Douwe Kuiken died in Maurice on November 21, 1914, at the age of 65 years. He was buried in the Sherman Township cemetery near Maurice.

 

 

This is a four-generation photograph of Gepke (Porte) Kuiken, with her daughter Nellie (Kuiken) vander Meulen, her grandson Raymond vander Meulen, and her great grand-daughter Nelbia vander Meulen. (After the death of Douwe, she remarried twice, first to John Reekers and second to Jacob Borgman.)

 

 

 

 

 

 

 

 

 

 

 

 

 

 

 

 


Gepke, died on August 9, 1954, in Maurice, Iowa, at the age of 93. She outlived her three husbands and all of her brothers and sisters.

 

 

 

 


 



[1] Given its proximity to the feudal trade routes defended by the Wassenaar family (i.e., to the present cities of Wassenaar, Leiden, and Sassenheim), Dordrecht is the more likely immediate source.

[2] The inheritance was probably considerable. In establishing their nobility, the Wassenaar family collected taxes and defended trade routes in the established feudal manner.

[3] There are few Catholics remaining in the area, although the saintly names of the three villages in the area (including St. Jacob Parochie and St. Anna Parochie) reflect the Catholic origins of those who built the dikes, rather than the religion of those who settled in the region. Also, although located in Freisland, Dutch is the primary language of St. Anna Parochie, not the fiercely defended “Fries” tradition (and language) of the area immediately to the east. However, note the cultural slur that lingers: in the immigrant community in Northwest Iowa, you were “Fries” if you were surly, stubborn, and closed-minded.
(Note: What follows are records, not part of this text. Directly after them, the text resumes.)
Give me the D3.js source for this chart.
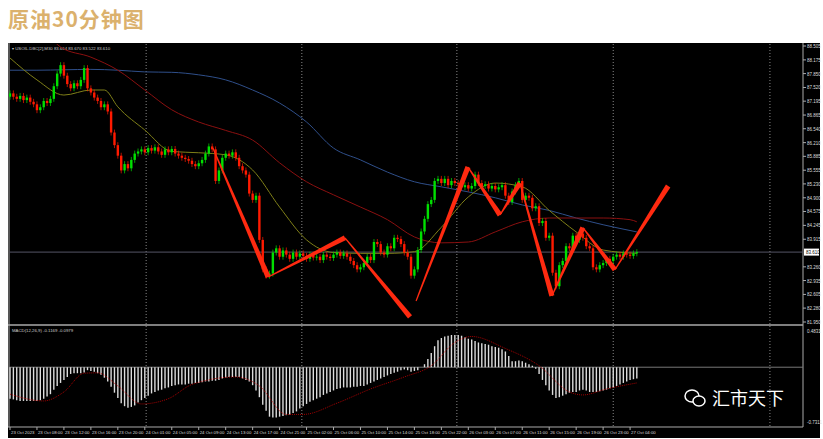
<!DOCTYPE html>
<html><head><meta charset="utf-8">
<script src="https://cdn.jsdelivr.net/npm/d3@7"></script>
<style>body{margin:0;background:#fff;}svg{display:block;}</style>
</head><body>
<script>
// close per 30-min bar
const closes = [
  87.38,87.30,87.25,87.32,87.22,87.28,87.18,87.12,
  86.98,87.05,87.20,87.15,87.25, 87.55,87.85,88.05,87.80, 87.60,87.50,87.62,
  87.55,87.70,87.98, 87.50,87.40,87.28, 87.20,87.05,87.12,86.95,
  86.45,86.15,85.90, 85.55,85.70,85.60, 85.80,85.95,86.00, 86.05,85.98,86.08,86.02,
  86.10,86.00,85.92,86.05,85.98,86.06, 85.95,85.90,85.85,85.82,85.78,85.70,85.65,
  85.72,85.80,85.95, 86.12,86.05, 85.30,85.55, 85.85,85.95,85.90,85.98,85.85,
  85.65,85.55,85.45, 85.00,84.85,84.95, 83.90, 83.20,83.05,83.10, 83.60,
  83.70,83.50,83.65,83.55,83.45,83.60,83.50,83.58,
  83.52,83.45,83.55,83.48,83.50,83.42,83.55,83.50,83.47,
  83.55,83.60,83.52,83.58,83.50, 83.40,83.30,83.20,83.25, 83.35,83.50,83.42,
  83.85,83.80,83.60, 83.55,83.75,83.70, 83.95,83.92,83.80, 83.60,83.50, 83.05,83.20,
  83.66, 84.10, 84.40, 84.75,84.85, 85.30,85.35, 85.25,85.35,85.20,85.30,85.25,85.22,
  85.15,85.20,85.12,85.18, 85.45, 85.25,85.18,85.22, 85.12,85.18,85.10,85.15,85.20,
  84.95,84.80, 85.05, 85.20,85.30, 84.85, 84.95,84.90, 84.65,84.70, 84.30,84.35,
  83.95,84.00, 83.12, 82.80, 83.30,83.40, 83.75,83.70, 84.00,83.90,84.05,83.95,
  83.75,83.70, 83.25,83.20, 83.30,83.35, 83.45,83.40,83.50, 83.55,83.50,83.58,83.55,
  83.52,83.58,83.61
];
const macd = [
  -0.42,-0.43,-0.44,-0.45,-0.45,-0.45,-0.45,-0.45,-0.45,-0.44,-0.42,
  -0.39,-0.36,-0.30,-0.25,-0.21,-0.17,-0.13,-0.09,-0.08,-0.08,
  -0.08,-0.07,-0.04,-0.05,-0.06,-0.08,-0.10,-0.14,-0.19,-0.26,
  -0.34,-0.41,-0.48,-0.52,-0.54,-0.53,-0.51,-0.47,-0.44,-0.41,
  -0.38,-0.35,-0.33,-0.31,-0.30,-0.28,-0.27,-0.25,-0.24,-0.23,
  -0.23,-0.23,-0.22,-0.22,-0.21,-0.21,-0.20,-0.19,-0.19,-0.18,
  -0.18,-0.17,-0.15,-0.14,-0.13,-0.13,-0.13,-0.13,-0.15,-0.17,
  -0.19,-0.24,-0.31,-0.40,-0.50,-0.58,-0.66,-0.67,-0.67,-0.66,
  -0.65,-0.64,-0.63,-0.61,-0.59,-0.55,-0.52,-0.49,-0.46,-0.44,
  -0.42,-0.40,-0.37,-0.35,-0.33,-0.31,-0.29,-0.28,-0.27,-0.27,
  -0.27,-0.26,-0.26,-0.25,-0.25,-0.23,-0.21,-0.19,-0.17,-0.15,
  -0.13,-0.11,-0.09,-0.075,-0.06,-0.04,-0.03,-0.04,-0.06,-0.05,
  -0.04,0.00,0.04,0.11,0.19,0.28,0.36,0.39,0.41,0.42,
  0.43,0.43,0.43,0.42,0.40,0.38,0.37,0.35,0.33,0.32,
  0.31,0.30,0.28,0.27,0.26,0.24,0.21,0.15,0.08,0.08,
  0.09,0.08,0.06,0.04,0.02,-0.02,-0.09,-0.17,-0.24,-0.31,
  -0.37,-0.41,-0.40,-0.38,-0.36,-0.34,-0.33,-0.33,-0.31,-0.30,
  -0.31,-0.33,-0.33,-0.33,-0.32,-0.31,-0.30,-0.28,-0.27,-0.25,
  -0.23,-0.21,-0.19,-0.17,-0.16,-0.15
];
// signal line [bar, value]
const signal = [[0,-0.36],[10,-0.45],[16,-0.33],[22,-0.08],[26,-0.075],[32,-0.25],[39,-0.49],
  [47,-0.42],[54,-0.23],[67,-0.13],[74,-0.25],[82,-0.63],[87,-0.63],[97,-0.48],[107,-0.29],
  [117,-0.13],[125,0.02],[132,0.33],[137,0.41],[147,0.25],[157,0.02],[166,-0.33],[170,-0.37],
  [177,-0.29],[186,-0.21]];
// moving averages [bar, price]
const maFast = [[0,88.22],[8,87.7],[16,87.34],[24,87.46],[28,87.46],[32,87.06],[40,86.51],[48,86.0],
  [56,85.97],[64,85.92],[72,85.56],[80,84.68],[88,83.9],[96,83.6],[104,83.58],[112,83.58],[120,83.62],
  [128,84.2],[136,84.92],[144,85.25],[152,85.16],[160,84.6],[168,84.09],[176,83.66],[186,83.58]];
const maMid = [[13,88.62],[15,88.48],[24,88.24],[32,87.93],[40,87.46],[48,86.99],[56,86.7],[64,86.5],
  [72,86.27],[80,85.73],[88,85.28],[96,84.97],[104,84.68],[112,84.38],[120,83.97],[128,83.83],
  [136,83.85],[144,84.09],[152,84.33],[160,84.42],[168,84.42],[176,84.42],[184,84.38],[186,84.33]];
const maSlow = [[0,87.93],[8,87.93],[16,87.94],[24,87.95],[32,87.93],[40,87.89],[48,87.88],[56,87.82],
  [64,87.7],[72,87.46],[80,87.15],[88,86.7],[96,86.08],[104,85.8],[112,85.51],[120,85.28],[128,85.16],
  [136,85.04],[144,84.9],[152,84.73],[160,84.6],[168,84.42],[176,84.26],[186,84.09]];
// hand-drawn trend strokes, each [fromBar, fromPrice, toBar, toPrice]
const strokes = [[60.2,86.08,76.6,83.02],[76.6,83.02,99.4,83.95],[99.4,83.95,118.7,82.07],
  [120.5,82.45,135.9,85.63],[135.9,85.63,145.4,84.49],[145.4,84.49,151.3,85.25],
  [151.3,85.25,160.8,82.57],[160.8,82.57,170,84.19],[170,84.19,179.5,83.19],[179.5,83.19,195.3,85.18]];
const priceTicks = [88.505,88.175,87.850,87.520,87.195,86.865,86.540,86.210,85.885,85.555,85.230,
  84.900,84.575,84.245,83.915,83.260,82.935,82.605,82.280,81.950];
const timeLabels = ["23 Oct 2023","23 Oct 08:00","23 Oct 12:00","23 Oct 16:00","23 Oct 20:00",
  "24 Oct 01:00","24 Oct 05:00","24 Oct 09:00","24 Oct 13:00","24 Oct 17:00","24 Oct 21:00",
  "25 Oct 02:00","25 Oct 06:00","25 Oct 10:00","25 Oct 14:00","25 Oct 18:00","25 Oct 22:00",
  "26 Oct 03:00","26 Oct 07:00","26 Oct 11:00","26 Oct 15:00","26 Oct 19:00","26 Oct 23:00","27 Oct 04:00"];
const daySeps = [40.4, 86.6, 132.6, 179, 225.5];
const lastPrice = 83.610;

const W = 823, H = 439;
const svg = d3.select("body").append("svg").attr("width", W).attr("height", H)
  .style("font-family", "Arial, 'Liberation Sans', sans-serif");

svg.append("text").attr("x", 8).attr("y", 27).text("原油30分钟图")
  .attr("fill", "#dbb16d").attr("font-size", 21).attr("font-weight", "bold")
  .style("font-family", "'Noto Sans CJK SC', sans-serif").attr("letter-spacing", 1);

svg.append("rect").attr("x", 8).attr("y", 43).attr("width", 812).attr("height", 395).attr("fill", "#000");

const x = d3.scaleLinear().domain([0, 1]).range([10, 13.37]);
const y = d3.scaleLinear().domain([81.950, 88.505]).range([322, 46]);
const ym = d3.scaleLinear().domain([-0.7311, 0.4831]).range([422, 331]);

// frame lines
const g = svg.append("g");
g.append("line").attr("x1", 8).attr("x2", 803).attr("y1", 325).attr("y2", 325).attr("stroke", "#aaa").attr("stroke-width", 1.5);
g.append("line").attr("x1", 803).attr("x2", 803).attr("y1", 43).attr("y2", 427).attr("stroke", "#aaa");
g.append("line").attr("x1", 8).attr("x2", 803).attr("y1", 427).attr("y2", 427).attr("stroke", "#aaa");
g.append("line").attr("x1", 9).attr("x2", 9).attr("y1", 43).attr("y2", 427).attr("stroke", "#aaa");

daySeps.forEach(d => g.append("line").attr("x1", x(d)).attr("x2", x(d)).attr("y1", 44).attr("y2", 427)
  .attr("stroke", "#888").attr("stroke-dasharray", "1,2"));

// price axis
priceTicks.forEach(p => {
  g.append("line").attr("x1", 803).attr("x2", 806).attr("y1", y(p)).attr("y2", y(p)).attr("stroke", "#aaa");
  g.append("text").attr("x", 807).attr("y", y(p) + 2).text(p.toFixed(3)).attr("fill", "#ddd").attr("font-size", 4.5);
});
g.append("line").attr("x1", 9).attr("x2", 803).attr("y1", y(lastPrice)).attr("y2", y(lastPrice)).attr("stroke", "#556");
g.append("rect").attr("x", 804).attr("y", y(lastPrice) - 3.5).attr("width", 15).attr("height", 7).attr("fill", "#fff");
g.append("text").attr("x", 806).attr("y", y(lastPrice) + 2).text(lastPrice.toFixed(3)).attr("fill", "#000").attr("font-size", 4.5);

// time axis
timeLabels.forEach((t, i) => {
  const xx = x(i * 8);
  g.append("line").attr("x1", xx).attr("x2", xx).attr("y1", 427).attr("y2", 430).attr("stroke", "#aaa");
  g.append("text").attr("x", xx + 1).attr("y", 434).text(t).attr("fill", "#ddd").attr("font-size", 4.3);
});

// MAs
const line = d3.line().x(d => x(d[0])).y(d => y(d[1])).curve(d3.curveMonotoneX);
svg.append("clipPath").attr("id", "pc").append("rect").attr("x", 9).attr("y", 44).attr("width", 794).attr("height", 280);
const pg = svg.append("g").attr("clip-path", "url(#pc)");
pg.append("path").attr("d", line(maSlow)).attr("fill", "none").attr("stroke", "#2f4f8a").attr("stroke-width", 1);
pg.append("path").attr("d", line(maMid)).attr("fill", "none").attr("stroke", "#8b1010").attr("stroke-width", 1);
pg.append("path").attr("d", line(maFast)).attr("fill", "none").attr("stroke", "#7f7f18").attr("stroke-width", 1);

// candles
closes.forEach((c, i) => {
  const o = i === 0 ? 87.30 : closes[i - 1];
  const up = c >= o;
  const col = up ? "#00e000" : "#ff1a00";
  const hi = Math.max(o, c) + 0.07, lo = Math.min(o, c) - 0.07;
  pg.append("line").attr("x1", x(i)).attr("x2", x(i)).attr("y1", y(hi)).attr("y2", y(lo)).attr("stroke", col).attr("stroke-width", 0.7);
  const top = y(Math.max(o, c)), bot = y(Math.min(o, c));
  pg.append("rect").attr("x", x(i) - 1.2).attr("width", 2.4).attr("y", top).attr("height", Math.max(0.8, bot - top)).attr("fill", col);
});

// tapered strokes: thin at start, thick at end
strokes.forEach(s => {
  const x0 = x(s[0]), y0 = y(s[1]), x1 = x(s[2]), y1 = y(s[3]);
  const len = Math.hypot(x1 - x0, y1 - y0), nx = -(y1 - y0) / len, ny = (x1 - x0) / len;
  const w0 = 0.6, w1 = 2.6;
  const pts = [[x0 + nx * w0, y0 + ny * w0], [x1 + nx * w1, y1 + ny * w1], [x1 - nx * w1, y1 - ny * w1], [x0 - nx * w0, y0 - ny * w0]];
  pg.append("polygon").attr("points", pts.map(p => p.join(",")).join(" ")).attr("fill", "#ff2a10");
});

g.append("text").attr("x", 12).attr("y", 50).text("▾ USOIL.DBC[2],M30  83.664 83.670 83.522 83.610").attr("fill", "#ccc").attr("font-size", 4.3);

// MACD pane
g.append("line").attr("x1", 9).attr("x2", 803).attr("y1", ym(0)).attr("y2", ym(0)).attr("stroke", "#777");
macd.forEach((v, i) => {
  g.append("line").attr("x1", x(i)).attr("x2", x(i)).attr("y1", ym(0)).attr("y2", ym(v)).attr("stroke", "#ddd").attr("stroke-width", 1.4);
});
g.append("path").attr("d", d3.line().x(d => x(d[0])).y(d => ym(d[1])).curve(d3.curveMonotoneX)(signal))
  .attr("fill", "none").attr("stroke", "#c00").attr("stroke-width", 0.8).attr("stroke-dasharray", "1,1");
g.append("text").attr("x", 12).attr("y", 332).text("MACD(12,26,9) -0.1169 -0.0979").attr("fill", "#ccc").attr("font-size", 4.3);
g.append("text").attr("x", 807).attr("y", ym(0.4831) + 2).text("0.4831").attr("fill", "#ddd").attr("font-size", 4.5);
g.append("text").attr("x", 807).attr("y", ym(-0.7311) + 2).text("-0.7311").attr("fill", "#ddd").attr("font-size", 4.5);

// watermark
const wm = svg.append("g").attr("transform", "translate(692,398)");
wm.append("ellipse").attr("cx", 0).attr("cy", -2).attr("rx", 7).attr("ry", 6).attr("fill", "none").attr("stroke", "#fff").attr("stroke-width", 1.5);
wm.append("ellipse").attr("cx", 7).attr("cy", 3).attr("rx", 6).attr("ry", 5).attr("fill", "#000").attr("stroke", "#fff").attr("stroke-width", 1.5);
wm.append("text").attr("x", 20).attr("y", 7).text("汇市天下").attr("fill", "#fff").attr("font-size", 18)
  .style("font-family", "'Noto Sans CJK SC', sans-serif");
</script>
</body></html>
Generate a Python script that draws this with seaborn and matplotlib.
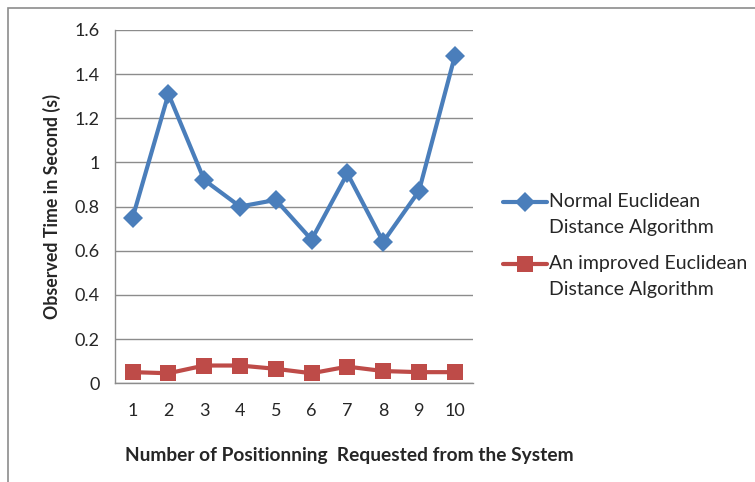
import numpy as np
import pandas as pd
import seaborn as sns
import matplotlib.pyplot as plt
from matplotlib.patches import Rectangle

requests = [1, 2, 3, 4, 5, 6, 7, 8, 9, 10]
normal_times = [0.75, 1.31, 0.92, 0.80, 0.83, 0.65, 0.95, 0.64, 0.87, 1.48]
improved_times = [0.05, 0.045, 0.08, 0.08, 0.065, 0.045, 0.075, 0.055, 0.05, 0.05]
series_names = ["Normal Euclidean\nDistance Algorithm",
                "An improved Euclidean\nDistance Algorithm"]

sns.set_style("white")
plt.rcParams['font.family'] = ['Lato', 'DejaVu Sans']

fig = plt.figure(figsize=(7.55, 4.82), dpi=100)
ax = fig.add_axes([0.152, 0.205, 0.474, 0.733])

# outer chart frame
fig.patches.append(Rectangle((0.011, -0.05), 1.2, 1.033, transform=fig.transFigure,
                             fill=False, edgecolor="#8c8c8c", lw=1.2))

sns.lineplot(x=requests, y=normal_times, color="#4a7ebb", marker="D",
             markersize=10, linewidth=3, markeredgewidth=0, label=series_names[0], ax=ax)
sns.lineplot(x=requests, y=improved_times, color="#be4b48", marker="s",
             markersize=12, linewidth=3, markeredgewidth=0, label=series_names[1], ax=ax)

ax.set_xlim(0.5, 10.5)
ax.set_ylim(0, 1.6)
ax.set_yticks(np.arange(0, 1.61, 0.2))
ax.set_yticklabels(["0", "0.2", "0.4", "0.6", "0.8", "1", "1.2", "1.4", "1.6"])
ax.yaxis.grid(True, color="#8c8c8c", lw=1)
ax.set_axisbelow(True)

ax.set_xticks(requests)
ax.set_xticklabels([str(r) for r in requests])
ax.set_xticks(np.arange(0.5, 10.6, 1), minor=True)
ax.tick_params(axis="x", which="major", length=0, pad=14, labelsize=13)
ax.tick_params(axis="x", which="minor", length=6, color="#8c8c8c", direction="out", width=1)
ax.tick_params(axis="y", length=5, color="#8c8c8c", direction="out", labelsize=13, pad=6)

for s in ["top", "right"]:
    ax.spines[s].set_visible(False)
for s in ["left", "bottom"]:
    ax.spines[s].set_color("#8c8c8c")
    ax.spines[s].set_linewidth(1)

ax.set_xlabel("Number of Positionning  Requested from the System",
              fontsize=13.8, fontweight="bold")
ax.xaxis.set_label_coords(0.656, -0.18)
ax.set_ylabel("Observed Time in Second (s)", fontsize=12.8, fontweight="bold")
ax.yaxis.set_label_coords(-0.15, 0.5)

leg = ax.legend(loc="center left", bbox_to_anchor=(1.084, 0.39), frameon=False, borderpad=0,
                borderaxespad=0, fontsize=14, handlelength=2.3, handletextpad=0.1,
                handleheight=1.3, labelspacing=1.0)
for t in leg.get_texts():
    t.set_linespacing(1.6)
# put the legend line next to the first text line, as Excel does
for col in leg._legend_handle_box.get_children():
    for row in col.get_children():
        row.align = "top"

fig.savefig("out.png", dpi=100)
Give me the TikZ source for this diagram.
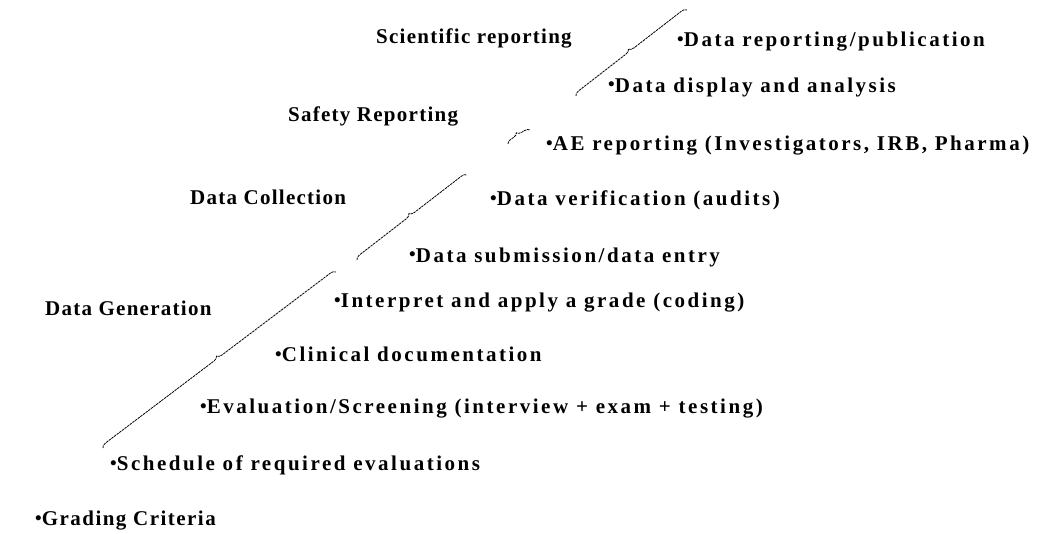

[4] Kuiken is now the primary family name in the St Jacob and St. Anna Parochie area, although intermarriage has obscured this somewhat. There also remain a few Portes in the area.

[5] The follow unabashedly patriarchal genealogy is partly based on notes from Kir and Don Kuiken’s conversations with Edward Kuiken (from St. Anna Parochie), a person who has documented the Kuiken genealogy and its related history very thoroughly. Some aspects of it have been confirmed and elaborated in materials gathered (and placed on Ancestry.com) by Chuck Hendrikson, husband of Pat Kuiken, of Madison, Wisconsin. The patriarchal “begats” in this geneology can be summarized as follows:

·        Steven Huygens, Wassenaar sheriff (?), born in 1420 in Sassenheim, North of Leiden

·        Willem Stevens, Wassenaar sheriff (?), born in 1450b in Sassenheim

·        Claas Willems (Kuiken), first Wassenaar disputant, born in 1490 in Sassenheim but moved to St. Jacob Parochie

·        Steven Claas (Kuiken), born in 1523 in St. Jacob Parochie

·        Jacob Stevens (Kuiken), born in 1555 in St. Jacob Parochie

·        Jan Jacobs (Kuiken), born in 1580 in St. Jacob Parochie

·        Arjen Jan Jacobs (Kuiken), born in 1630 in St. Jacob Parochie

·        Willem Arjen Jans (Kuiken), born in 1675 in St. Jacob Parochie

·        Arjen Willem Arjens (Kuiken), born in 1715 in St. Jacob Parochie

·        Marten Arjen Willems (Kuiken), born in 1740 in St. Jacob Parochie, died in St. Anna Parochie

·        Arjen Martens Kuiken, born in 1775 in St. Anna Parochie

·        Folkert Arjens Kuiken, born in 1803 in St. Anna Parochie

·        Douwe Folkerts Kuiken, born in 1849 in St. Anna Parochie

·        Jacob Douwe Kuiken, born in 1887 in St. Anna Parochie

·        Clarence Donald Kuiken, born in 1913 in Maurice, Iowa.

[6] Previously, naming practices did not include a “last name”; they regularly combined the names of husband and wife. For example, Arjen Willem Arjens married Sara Martens and gave birth to Marten Arjen Willems. Supplementing this hybrid form of name transmission with a constant concluding patriarchal family name had obvious bureaucratic advantages (see also Note 5). It also allowed eventual abandonment of the original hybrid form.

[7] Anyone interested in the records on which this history is based can check Central Bureau of Geneologie and the Hague #58558 for more information).

[8] There is an important Anabaptist background to St. Anna Parochie: Menno Simos, leader of the Dutch Anabaptists, was vicar in a village several kilometres to the south, Witmarsum (where he was also born). The political implications of this background are significant. For example, Jan Jacobs (Kuiken), born a Mennonite in 1580, resisted Spanish occupation of The Netherlands. Also, Mennonite communalism in St. Anna Parochie contributed to the socialist leanings of the Kuiken families in the late 19th Century. In the Netherlands in the 1870’s, there was an agricultural strike, led by the communist and anarchists in Friesland, to protest high rents. The strike was broken but it consolidated the socialist leanings of those in St. Anna Parochie and may have contributed to Douwe’s departure for the United States.